Dear Readers,
My husband and I spent last weekend with two other couples—one of the most profound ways to truly know your friends.
While dinner parties crack open windows into friendship, weekend mornings spent in robes over coffee, stretching into late nights by the fire when no one wants to surrender the warmth of connection—this is where love reveals itself as a shared language.
What delighted me most was observing how distinctly different each woman was from the others.
In our playful taxonomy, we christened ourselves: the shaman, the slut, and the scientist. I claimed the spiritual realm, another embodied the sensual, and our third friend wielded research like the sociology doctorate she is. Our debates crackled with energy: is sex spiritual? I insisted yes. My sensual friend argued no, while our scientist attempted to referee with statistics and studies about primate mating habits.
There’s undeniable beauty in seeking friends who mirror us—those kindred spirits born from the same star, vibrating at our frequency. Sometimes at parties or large dinners, I listen beneath the surface chatter to the deeper tonal currents of each voice. These undertones reveal not geographic origins but something more essential—which cosmic frequency birthed them. I can often match people from similar wavelengths, and they inevitably become fast friends.
It’s comforting to tweet alongside birds of identical feather.

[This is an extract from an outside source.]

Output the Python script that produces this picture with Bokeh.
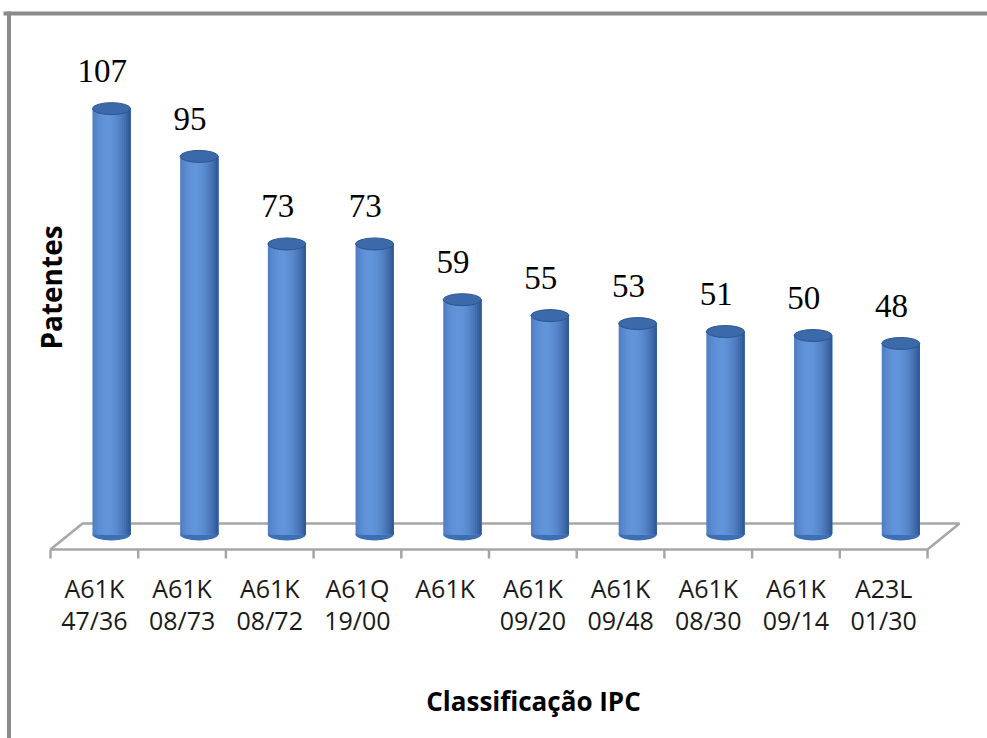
import numpy as np
from bokeh.plotting import figure
from bokeh.models import Range1d
from bokeh.core.properties import value
from bokeh.embed import file_html
from bokeh.resources import INLINE

# ---- data ----
cat_line1 = ["A61K", "A61K", "A61K", "A61Q", "A61K", "A61K", "A61K", "A61K", "A61K", "A23L"]
cat_line2 = ["47/36", "08/73", "08/72", "19/00", "", "09/20", "09/48", "08/30", "09/14", "01/30"]
patentes = [107, 95, 73, 73, 59, 55, 53, 51, 50, 48]
x_title = "Classificação IPC"
y_title = "Patentes"

W, H = 987, 738
# pixel <-> data helpers (layout only)
X0, XS = 93.85, 87.7   # pixel of category 0 centre, pixels per category
Y0, YS = 534.0, 3.98   # pixel of value 0, pixels per unit


def xi(px):
    return (px - X0) / XS


def yv(py):
    return (Y0 - py) / YS


n = len(patentes)
idx = np.arange(n)
vals = np.array(patentes, dtype=float)

p = figure(width=W, height=H, output_backend="svg", toolbar_location=None,
           x_range=Range1d(xi(0), xi(W)), y_range=Range1d(yv(H), yv(0)),
           min_border=0, background_fill_color="white", border_fill_color="white")
p.axis.visible = False
p.grid.visible = False
p.outline_line_color = None

# ---- frame lines ----
p.segment(x0=[xi(3)], y0=[yv(13)], x1=[xi(W + 5)], y1=[yv(13)], line_color="#8a8a8a", line_width=4)
p.segment(x0=[xi(8.5)], y0=[yv(11)], x1=[xi(8.5)], y1=[yv(H + 5)], line_color="#8a8a8a", line_width=4)

# ---- 3D floor ----
depth_x = 32 / XS
front_y = yv(549)
back_y = yv(523)
floor_x = [-0.5, n - 0.5, n - 0.5 + depth_x, -0.5 + depth_x]
floor_y = [front_y, front_y, back_y, back_y]
p.patch(floor_x, floor_y, fill_color="white", line_color="#a6a6a6", line_width=2.5)
tick_x = np.arange(n + 1) - 0.5
p.segment(x0=tick_x, y0=[front_y] * (n + 1), x1=tick_x, y1=[yv(558)] * (n + 1),
          line_color="#a6a6a6", line_width=2.5)

# ---- cylinders ----
bar_off = 0.195
bar_w = 38 / XS
ell_h = 12 / YS
bx = idx + bar_off

p.ellipse(x=bx, y=np.zeros(n), width=bar_w, height=ell_h, fill_color="#3c6fb4", line_color=None)

NS = 18
dark = np.array([38, 76, 136])
light = np.array([98, 148, 218])
for k in range(NS):
    t = (k + 0.5) / NS
    f = max(0.0, 1 - ((t - 0.38) / 0.66) ** 2)
    c = dark + (light - dark) * f
    col = "#%02x%02x%02x" % tuple(int(round(v)) for v in c)
    left = bx - bar_w / 2 + k * bar_w / NS
    p.quad(left=left, right=bx + bar_w / 2, bottom=np.zeros(n), top=vals,
           fill_color=col, line_color=None)

p.ellipse(x=bx, y=vals, width=bar_w, height=ell_h, fill_color="#3b69a9",
          line_color="#2d5690", line_width=1)

# ---- value labels ----
p.text(x=idx + 0.09, y=vals + 9.5, text=[str(v) for v in patentes],
       text_font=value("Liberation Serif"), text_font_size="33px", text_color="black",
       text_align="center", text_baseline="alphabetic")

# ---- category labels ----
p.text(x=idx, y=[yv(587)] * n, text=cat_line1, text_font=value("Open Sans"),
       text_font_size="25px", text_color="#1a1a1a", text_align="center", text_baseline="alphabetic")
p.text(x=idx, y=[yv(619)] * n, text=cat_line2, text_font=value("Open Sans"),
       text_font_size="25px", text_color="#1a1a1a", text_align="center", text_baseline="alphabetic")

# ---- axis titles ----
p.text(x=[xi(533)], y=[yv(700)], text=[x_title], text_font=value("Open Sans"),
       text_font_style="bold", text_font_size="26px", text_color="black",
       text_align="center", text_baseline="alphabetic")
p.text(x=[xi(50)], y=[yv(287)], text=[y_title], text_font=value("Open Sans"),
       text_font_style="bold", text_font_size="28px", text_color="black",
       text_align="center", text_baseline="alphabetic", angle=np.pi / 2)

open("out.html", "w").write(file_html(p, INLINE))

But the universe craves symphony, and the most exquisite music emerges when different birds flock together.
If you fancy yourself a wizard, content only among fellow wizards while dismissing the muggles—let me share a secret: the muggles are extraordinary. The muggle is you, is all of us. When we abandon these rigid categories of acceptability—who dresses like us, eats like us, thinks like us—we discover something profound.

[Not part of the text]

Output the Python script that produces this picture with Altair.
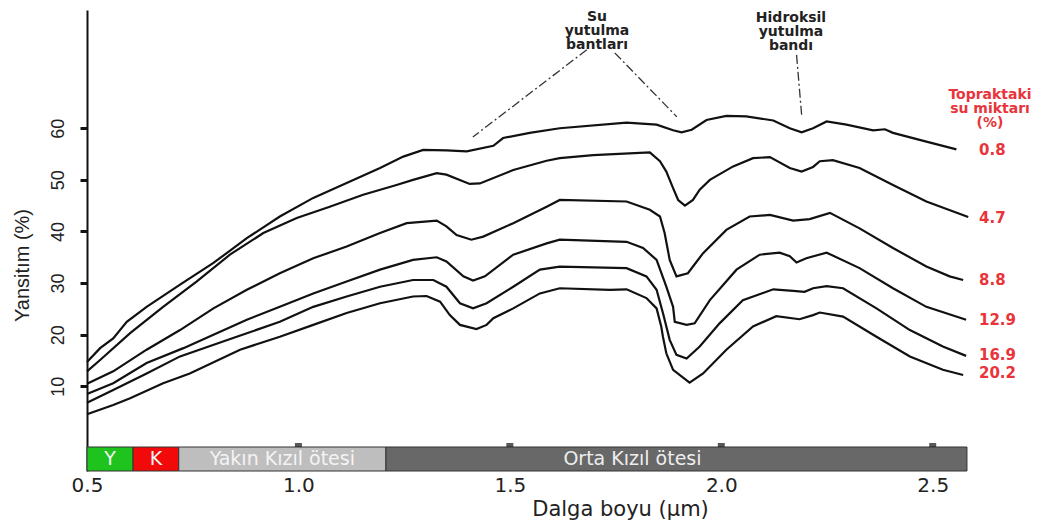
import altair as alt
import pandas as pd

# ---- spectral curves (wavelength µm, reflectance %) ----
wl_08 = [0.5, 0.531, 0.562, 0.594, 0.641, 0.720, 0.799, 0.878, 0.956, 1.035, 1.114, 1.193, 1.248, 1.295,
         1.350, 1.398, 1.461, 1.484, 1.547, 1.618, 1.776, 1.847, 1.886, 1.906, 1.930, 1.965, 2.012, 2.059,
         2.123, 2.162, 2.190, 2.217, 2.249, 2.296, 2.359, 2.387, 2.406, 2.485, 2.556]
r_08 = [14.7, 17.4, 19.3, 22.5, 25.4, 29.7, 33.9, 38.7, 42.9, 46.5, 49.4, 52.3, 54.5, 55.8,
        55.7, 55.5, 56.6, 58.1, 59.1, 60.0, 61.1, 60.7, 59.6, 59.2, 59.7, 61.6, 62.4, 62.3,
        61.5, 60.0, 59.2, 60.0, 61.3, 60.7, 59.6, 59.8, 59.1, 57.4, 55.9]

wl_47 = [0.5, 0.531, 0.602, 0.680, 0.759, 0.838, 0.917, 0.996, 1.074, 1.153, 1.232, 1.271, 1.327, 1.350,
         1.405, 1.429, 1.508, 1.587, 1.618, 1.697, 1.831, 1.855, 1.870, 1.886, 1.898, 1.914, 1.933, 1.949,
         1.973, 2.028, 2.075, 2.115, 2.162, 2.190, 2.217, 2.233, 2.264, 2.327, 2.406, 2.485, 2.584]
r_47 = [12.9, 15.1, 20.3, 25.4, 30.3, 35.5, 39.7, 42.6, 44.8, 47.1, 49.0, 50.0, 51.3, 51.0,
        49.2, 49.3, 51.9, 53.7, 54.2, 54.8, 55.3, 53.6, 51.6, 48.4, 46.1, 45.0, 46.1, 48.1,
        50.0, 52.6, 54.2, 54.4, 52.3, 51.6, 52.5, 53.6, 53.8, 52.3, 49.0, 45.8, 42.8]

wl_88 = [0.5, 0.562, 0.641, 0.720, 0.799, 0.878, 0.956, 1.035, 1.114, 1.193, 1.256, 1.327, 1.350, 1.374,
         1.409, 1.437, 1.508, 1.587, 1.618, 1.776, 1.831, 1.855, 1.866, 1.878, 1.894, 1.921, 1.957, 2.012,
         2.067, 2.115, 2.170, 2.209, 2.257, 2.327, 2.406, 2.485, 2.540, 2.572]
r_88 = [10.5, 12.9, 17.1, 20.9, 25.1, 28.7, 31.9, 34.8, 37.1, 39.7, 41.6, 42.1, 41.0, 39.3,
        38.4, 39.0, 41.6, 44.8, 46.1, 45.8, 44.2, 42.9, 39.7, 34.5, 31.3, 31.9, 35.8, 40.3,
        42.9, 43.2, 42.1, 42.4, 43.6, 40.6, 36.8, 33.2, 31.3, 30.6]

wl_129 = [0.5, 0.562, 0.641, 0.728, 0.799, 0.878, 0.956, 1.035, 1.114, 1.193, 1.271, 1.327, 1.350, 1.390,
          1.413, 1.441, 1.508, 1.587, 1.618, 1.776, 1.815, 1.847, 1.870, 1.886, 1.890, 1.918, 1.937, 1.973,
          2.036, 2.091, 2.138, 2.162, 2.178, 2.201, 2.249, 2.327, 2.406, 2.485, 2.579]
r_129 = [8.5, 10.6, 14.5, 17.4, 20.0, 22.9, 25.4, 28.0, 30.3, 32.6, 34.5, 35.0, 34.2, 31.3,
         30.5, 31.3, 35.5, 37.7, 38.4, 38.0, 36.8, 34.5, 29.3, 25.4, 22.5, 21.9, 22.2, 26.7,
         32.6, 35.5, 35.9, 35.2, 34.0, 34.8, 35.9, 32.9, 29.0, 25.4, 22.9]

wl_169 = [0.5, 0.562, 0.641, 0.720, 0.854, 0.956, 1.035, 1.114, 1.193, 1.271, 1.319, 1.350, 1.382, 1.413,
          1.445, 1.508, 1.571, 1.618, 1.776, 1.823, 1.847, 1.862, 1.878, 1.894, 1.918, 1.949, 1.996, 2.051,
          2.123, 2.170, 2.197, 2.217, 2.249, 2.288, 2.367, 2.446, 2.524, 2.579]
r_169 = [6.8, 9.3, 12.5, 15.8, 19.6, 22.5, 25.4, 27.4, 29.3, 30.6, 30.6, 29.3, 26.1, 25.1,
         26.1, 29.3, 32.6, 33.2, 32.9, 31.3, 28.7, 24.2, 19.0, 16.1, 15.4, 17.7, 22.2, 26.7,
         28.8, 28.5, 28.3, 29.0, 29.4, 29.0, 25.1, 20.9, 17.7, 15.9]

wl_202 = [0.5, 0.562, 0.602, 0.680, 0.743, 0.862, 0.956, 1.035, 1.114, 1.193, 1.271, 1.303, 1.335, 1.358,
          1.382, 1.421, 1.445, 1.461, 1.508, 1.571, 1.618, 1.736, 1.776, 1.823, 1.847, 1.858, 1.862, 1.870,
          1.886, 1.925, 1.957, 2.012, 2.075, 2.130, 2.185, 2.217, 2.233, 2.288, 2.367, 2.446, 2.524, 2.572]
r_202 = [4.6, 6.4, 7.7, 10.6, 12.5, 17.1, 19.6, 21.9, 24.2, 26.1, 27.4, 27.5, 26.4, 23.8,
         21.9, 21.1, 21.9, 23.2, 25.1, 28.0, 29.0, 28.7, 28.8, 27.1, 25.1, 21.6, 19.6, 16.4,
         13.2, 10.7, 12.5, 17.1, 21.6, 23.6, 23.0, 23.8, 24.3, 23.5, 19.6, 15.8, 13.2, 12.2]

# ---- moisture labels ----
moisture_labels = ["0.8", "4.7", "8.8", "12.9", "16.9", "20.2"]
label_r = [55.8, 42.6, 30.6, 22.9, 16.1, 12.6]

# ---- spectral region band ----
band_names = ["Y", "K", "Yakın Kızıl ötesi", "Orta Kızıl ötesi"]
band_start = [0.5, 0.609, 0.717, 1.207]
band_end = [0.609, 0.717, 1.207, 2.581]
band_colors = ["#1ec31e", "#f20a0a", "#bebebe", "#686868"]

# ---- x tick marks on band ----
xtick_vals = [1.0, 1.5, 2.0, 2.5]

# ---- absorption band pointer lines ----
ann_x = [1.682, 1.748, 2.178]
ann_y = [75.2, 74.6, 74.2]
ann_x2 = [1.4125, 1.895, 2.19]
ann_y2 = [58.3, 62.2, 62.6]

curves = [(wl_08, r_08, "0.8"), (wl_47, r_47, "4.7"), (wl_88, r_88, "8.8"),
          (wl_129, r_129, "12.9"), (wl_169, r_169, "16.9"), (wl_202, r_202, "20.2")]
rows = []
for wl, rr, name in curves:
    for a, b in zip(wl, rr):
        rows.append({"wl": a, "r": b, "curve": name})
df = pd.DataFrame(rows)

band_df = pd.DataFrame({"name": band_names, "x0": band_start, "x1": band_end})
band_df["mid"] = (band_df["x0"] + band_df["x1"]) / 2
lab_df = pd.DataFrame({"label": moisture_labels, "r": label_r})
tick_df = pd.DataFrame({"wl": xtick_vals})
ann_df = pd.DataFrame({"x": ann_x, "y": ann_y, "x2": ann_x2, "y2": ann_y2})

FONT = "DejaVu Sans"
xscale = alt.Scale(domain=[0.5, 2.6], nice=False, zero=False)
yscale = alt.Scale(domain=[-6.4, 82.9], nice=False, zero=False)

x_axis = alt.Axis(values=[0.5, 1.0, 1.5, 2.0, 2.5], format=".1f", domain=False, ticks=False,
                  grid=False, labelFont=FONT, labelFontSize=20, labelColor="#222",
                  labelPadding=4, labelFlush=False,
                  title="Dalga boyu (μm)", titleFont=FONT, titleFontSize=21,
                  titleFontWeight="normal", titleColor="#222", titleX=533, titleY=38,
                  titleBaseline="middle", titleAlign="center")
y_axis = alt.Axis(values=[10, 20, 30, 40, 50, 60], grid=False, domain=True, domainColor="#111",
                  domainWidth=2, tickColor="#111", tickWidth=3, tickSize=7,
                  labelFont="Liberation Sans", labelFontSize=18, labelColor="#222",
                  labelAngle=270, labelAlign="center", labelBaseline="bottom", labelPadding=13,
                  title="Yansitım (%)", titleFont="Liberation Sans", titleFontSize=20,
                  titleFontWeight="normal", titleColor="#222", titleAngle=270,
                  titleX=-65, titleY=255, titleAlign="center", titleBaseline="middle")

lines = alt.Chart(df).mark_line(color="#111", strokeWidth=2.2).encode(
    x=alt.X("wl:Q", scale=xscale, axis=x_axis),
    y=alt.Y("r:Q", scale=yscale, axis=y_axis),
    detail="curve:N",
)

band = alt.Chart(band_df).mark_rect(stroke="#333", strokeWidth=1).encode(
    x=alt.X("x0:Q", scale=xscale),
    x2="x1:Q",
    y=alt.value(437),
    y2=alt.value(461),
    color=alt.Color("name:N", scale=alt.Scale(domain=band_names, range=band_colors), legend=None),
)

band_text = alt.Chart(band_df).transform_filter(
    alt.datum.name != "Orta Kızıl ötesi"
).mark_text(font=FONT, fontSize=19, color="#f4f4f4", baseline="middle").encode(
    x=alt.X("mid:Q", scale=xscale),
    y=alt.value(449),
    text="name:N",
)
band_text2 = alt.Chart(band_df).transform_filter(
    alt.datum.name == "Orta Kızıl ötesi"
).mark_text(font=FONT, fontSize=19, color="#eeeeee", baseline="middle", dx=-44).encode(
    x=alt.X("mid:Q", scale=xscale),
    y=alt.value(449),
    text="name:N",
)

ticks = alt.Chart(tick_df).mark_tick(color="#111", thickness=7, size=4).encode(
    x=alt.X("wl:Q", scale=xscale),
    y=alt.value(435),
)

pointers = alt.Chart(ann_df).mark_rule(color="#333", strokeWidth=1.3, strokeDash=[9, 3, 2, 3]).encode(
    x=alt.X("x:Q", scale=xscale), y=alt.Y("y:Q", scale=yscale),
    x2="x2:Q", y2="y2:Q",
)

su_text = alt.Chart(pd.DataFrame({"t": [0]})).mark_text(
    text=["Su", "yutulma", "bantları"], font=FONT, fontSize=14, fontWeight="bold",
    color="#222", lineHeight=14, baseline="middle", align="center"
).encode(x=alt.value(510), y=alt.value(7))

oh_text = alt.Chart(pd.DataFrame({"t": [0]})).mark_text(
    text=["Hidroksil", "yutulma", "bandı"], font=FONT, fontSize=14, fontWeight="bold",
    color="#222", lineHeight=14, baseline="middle", align="center"
).encode(x=alt.value(704), y=alt.value(8))

header = alt.Chart(pd.DataFrame({"t": [0]})).mark_text(
    text=["Topraktaki", "su miktarı", "(%)"], font=FONT, fontSize=14, fontWeight="bold",
    color="#e8343a", lineHeight=14, baseline="middle", align="center"
).encode(x=alt.value(903), y=alt.value(85))

labels = alt.Chart(lab_df).mark_text(
    font=FONT, fontSize=15, fontWeight="bold", color="#e8343a", align="left", baseline="middle"
).encode(
    x=alt.value(892),
    y=alt.Y("r:Q", scale=yscale),
    text="label:N",
)

chart = alt.layer(
    band, ticks, band_text, band_text2, lines, pointers, su_text, oh_text, header, labels
).properties(
    width=888, height=461,
    autosize=alt.AutoSizeParams(type="none"),
    padding={"left": 79, "top": 2, "right": 60, "bottom": 51},
    background="white",
).configure_view(stroke=None)

chart.save("out.html", embed_options={"renderer": "svg", "actions": False})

The real magic lives in the liminal spaces between our mental constructs and definitions.
Last night, I hosted my dear friend’s fiftieth birthday celebration. She invited sixty women to my home—most strangers to me, friends gathered from every decade of her life while I represent only the most recent chapter. College friends mingled with mom friends, soul sisters with creative collaborators, medicine women with professional colleagues. They were all dressed in white, creating quite the vision.
When our DJ began, I immediately judged him—it sounded like bar mitzvah music. My pretentious mind preferred French techno to his eighties repertoire. Meanwhile, sixty women in white kicked off their shoes and danced for hours. We moved through every anthem of the eighties and nineties imaginable.

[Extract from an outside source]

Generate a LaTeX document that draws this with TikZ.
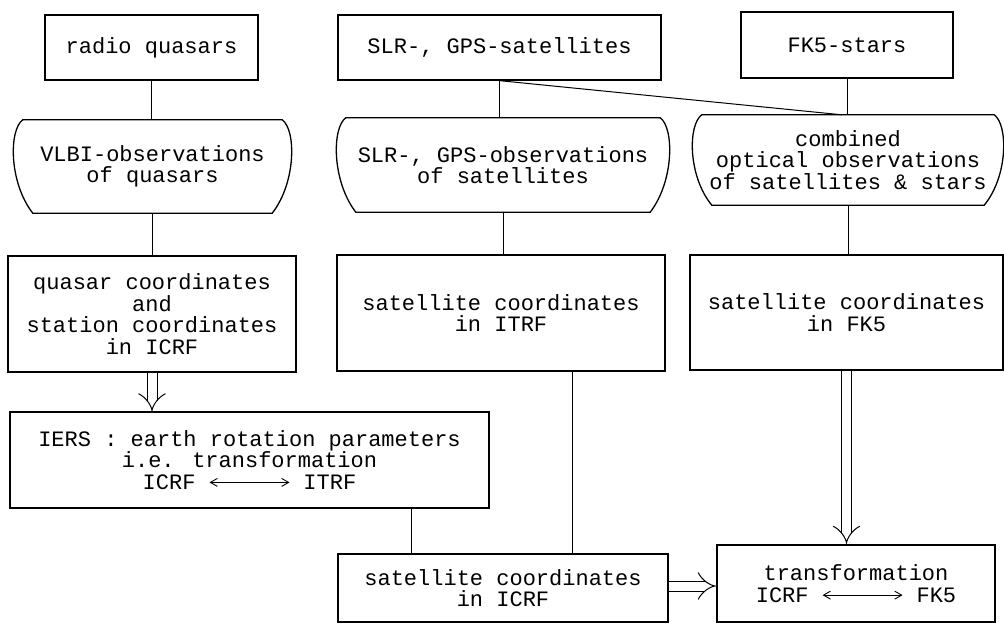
\documentclass[tikz,border=0pt]{standalone}
\usepackage{fontspec}
\usepackage{tikz}
\usetikzlibrary{arrows.meta}
\newfontfamily\boxfont{Liberation Mono}
\newcommand{\boxtext}{\boxfont\fontsize{22}{21.5}\selectfont}
\newcommand{\lrarrow}{\tikz[baseline=-0.6ex]\draw[{Straight Barb[length=7pt,width=8pt]}-{Straight Barb[length=7pt,width=8pt]},line width=0.9pt] (0pt,0pt) -- (80pt,0pt);}
% outline with bulging sides for the observation nodes
\newcommand{\barrel}[1]{%
  \draw[line width=1.3pt] ([xshift=8pt]#1.north west) -- ([xshift=-8pt]#1.north east)
    .. controls ([xshift=6pt,yshift=-10pt]#1.north east) and ([xshift=6pt,yshift=-16pt]#1.east) .. ([xshift=-18pt]#1.south east)
    -- ([xshift=18pt]#1.south west)
    .. controls ([xshift=-6pt,yshift=-16pt]#1.west) and ([xshift=-6pt,yshift=-10pt]#1.north west) .. cycle;}

\begin{document}
\begin{tikzpicture}[x=1pt,y=-1pt,
  box/.style={draw,line width=1.3pt,inner sep=0pt,align=center,font=\boxtext},
  obs/.style={inner sep=0pt,align=center,font=\boxtext},
  link/.style={line width=1pt},
  dbl/.style={double,double distance=9pt,line width=1pt,-{Implies}}]
\path[use as bounding box,fill=white] (0,0) rectangle (1004,624);

% sources
\node[box,minimum width=213pt,minimum height=65pt] (rq) at (151.5,47.5) {radio quasars};
\node[box,minimum width=323pt,minimum height=65pt] (slrs) at (499.5,47.5) {SLR-, GPS-satellites};
\node[box,minimum width=212pt,minimum height=66pt] (fks) at (847,45) {FK5-stars};

% observations
\node[obs,minimum width=275pt,minimum height=93pt] (vlbi) at (152.5,166.5) {VLBI-observations\\of quasars};
\node[obs,minimum width=330pt,minimum height=94pt] (slro) at (503,165) {SLR-, GPS-observations\\of satellites};
\node[obs,minimum width=308pt,minimum height=90pt] (comb) at (848,160) {combined\\optical observations\\of satellites \& stars};
\barrel{vlbi}
\barrel{slro}
\barrel{comb}

% coordinates
\node[box,minimum width=288pt,minimum height=116pt] (qc) at (152,314) {quasar coordinates\\and\\station coordinates\\in ICRF};
\node[box,minimum width=328pt,minimum height=116pt] (itrf) at (501,313) {satellite coordinates\\in ITRF};
\node[box,minimum width=313pt,minimum height=115pt] (fk5) at (846.5,312.5) {satellite coordinates\\in FK5};

% bottom part
\node[box,minimum width=479pt,minimum height=96pt] (iers) at (249.5,460) {IERS : earth rotation parameters\\i.e. transformation\\ICRF \lrarrow{} ITRF};
\node[box,minimum width=330pt,minimum height=68pt] (icrf) at (503,588) {satellite coordinates\\in ICRF};
\node[box,line width=2.4pt,minimum width=278pt,minimum height=77pt] (trans) at (856,583.5) {transformation\\ICRF \lrarrow{} FK5};

\draw[link] (rq.south) -- (rq.south |- vlbi.north);
\draw[link] (slrs.south) -- (slrs.south |- slro.north);
\draw[link] (slrs.south) -- ([xshift=-6pt]comb.north);
\draw[link] (fks.south) -- (fks.south |- comb.north);
\draw[link] (vlbi.south) -- (vlbi.south |- qc.north);
\draw[link] (slro.south) -- (slro.south |- itrf.north);
\draw[link] (comb.south) -- (comb.south |- fk5.north);
\draw[dbl] (qc.south) -- (qc.south |- iers.north);
\draw[link] ([xshift=71pt]itrf.south) -- ([xshift=71pt]itrf.south |- icrf.north);
\draw[link] ([xshift=162pt]iers.south) -- ([xshift=162pt]iers.south |- icrf.north);
\draw[dbl] (fk5.south) -- (fk5.south |- trans.north);
\draw[dbl] ([yshift=2pt]icrf.east) -- ([yshift=2pt]icrf.east -| trans.west);
\end{tikzpicture}
\end{document}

Then “Livin’ on a Prayer” began, and something transcendent happened.
We sang every single word at the top of our lungs—a choir that could make angels weep with joy. Their voices vibrated through my entire home, rattling the rafters, and I felt blessing itself entering through the frequency of our collective song, amplified by synchronized, euphoric jumping.
Here I’d been paying various practitioners to bless my home with sage and crystals, sprinkling salt around the perimeter—yet the most powerful blessing came from a group of mothers belting Bon Jovi with abandon.
What is spiritual? What is not?
This is the question I leave with you, dear readers.
Let’s be brave enough to release these definitions. Those of us who consider ourselves spiritual carry a particular arrogance—we believe we’re the wizards. Fucking nonsense.
And those who insist they’re “not spiritual”—I have news for you. Every human being, regardless of where they stand on the journey, is a time bomb primed for awakening. It’s only a matter of when, never if.
One husband from our weekend repeatedly insisted he wasn’t spiritual “at all.” He said this while sitting in his exquisitely tended garden—a space so lovingly cultivated, I’m convinced millions of fairies inhabit it—surrounded by friends who’ve loved him unconditionally for decades. A man enveloped by nature and devoted friendship? I would call him deeply spiritual indeed.